Friday’s Forgotten Book: Straw Man by Doris Miles Disney

Doris Miles Disney (1907-1976) published nearly 50 mystery novels, most of which were stand-alone stories. She had three series characters: Jeff DiMarco, an insurance investigator; David Madden, a postal inspector; and Jim O’Neill, a Connecticut police detective.

Strawman (Doubleday, 1951) is the third outing for Jeff DiMarco. Called in to the office with several days still to run on his camping and fishing vacation, he’s assigned the task of investigating what seems to be an open-and-shut case against Lincoln Hunter. Hunter has been convicted of murder. When he’s executed, the $100,000 life insurance policy DiMarco’s company Commonwealth Assurance issued becomes payable to Hunter’s estate. (That’s $986,761.54 in 2019 dollars.) Commonwealth Assurance does not want to pay this princely sum to anyone and tells DiMarco to find a loophole somewhere.
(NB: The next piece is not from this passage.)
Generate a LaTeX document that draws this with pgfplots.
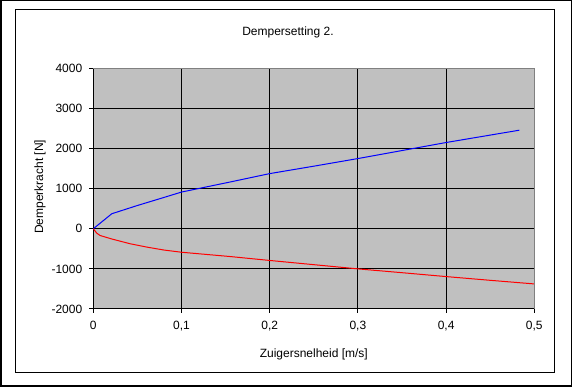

Hunter had been seeing Celia Worthen, a stenographer, even after he met Ruth Copper, whom he decided to marry. When he told Celia he was marrying someone else, she insisted that he had to marry her because she was pregnant. He proceeded with his marriage plans and had to cut his honeymoon short because the police wanted to question him about Celia, who was strangled the night before Hunter and Ruth’s wedding. Hunter cannot account for his time during the crucial window that the murder took place and is indicted for murder.  

This is a classic case of investigation by conversation. DiMarco interviewed everyone who was remotely involved and began identifying discrepancies and inconsistencies, In the end he’s nearly killed by the murderer as he wraps up his inquiry.

Friday’s Forgotten Book: Black Beadle by E.C.R. Lorac

Edith Caroline Rivett (1894–1958) published more than 70 mysteries under the names E. C. R. Lorac and Carol Carnac between 1931 and 1959. Nearly all of the E.C.R. Lorac titles are about Chief Inspector Robert MacDonald, a Scot on the London police force. Some of her books have been released as part of the British Library Crime Classics series.

Black Beadle (Collins, 1939) is as much a study of the political environment in England during the years leading up to World War II as it is a mystery. England was not immune to the turmoil taking place in Europe. Fascism and Communism had strong proponents, pushing the Liberal party to one side. One of the main characters in the book, Gilbert Mantland, might have been modeled on Oswald Mosley, who founded the British Union of Fascists. Both made their political reputations on working with labor issues, both changed party affiliations more than once, and both married much younger socialite wives. This book reminds me of the first Rowland Sinclair mystery by Sulari Gentill; set in the late 1930s in Sydney, Australia, Rowland is pressured by his older brother to join a far-right political faction.

Chief Inspector MacDonald comes into the story when Joseph Suttler, general manager of the Harringstone Building Society, is deliberately run down by a large powerful vehicle which turns out to belong to Mantland’s political rival, Barry Revian. Revian cannot prove where he was during the critical time, and neither can three others who, because of their motives to kill Suttler, become the focus of the investigation. One of the three is Mantland; another is a prominent Jewish financier, a staunch Liberal; and the third is an employee of the building society whom Suttler was blackmailing. MacDonald is determined that the blackmailed employee will not be charged with the murder simply because he lacks money to hire a skilled lawyer and the others have significant political clout.

Investigation into Suttler’s associations and activities reveal theft and blackmailing propensities and a prison sentence under another name. All of the suspects were his victims in one way or another. The actual motive for the murder came as a surprise to me, I don’t think the clues provided were adequate for the reader to guess it, but it was still a satisfying wrap-up to a multidimensional story.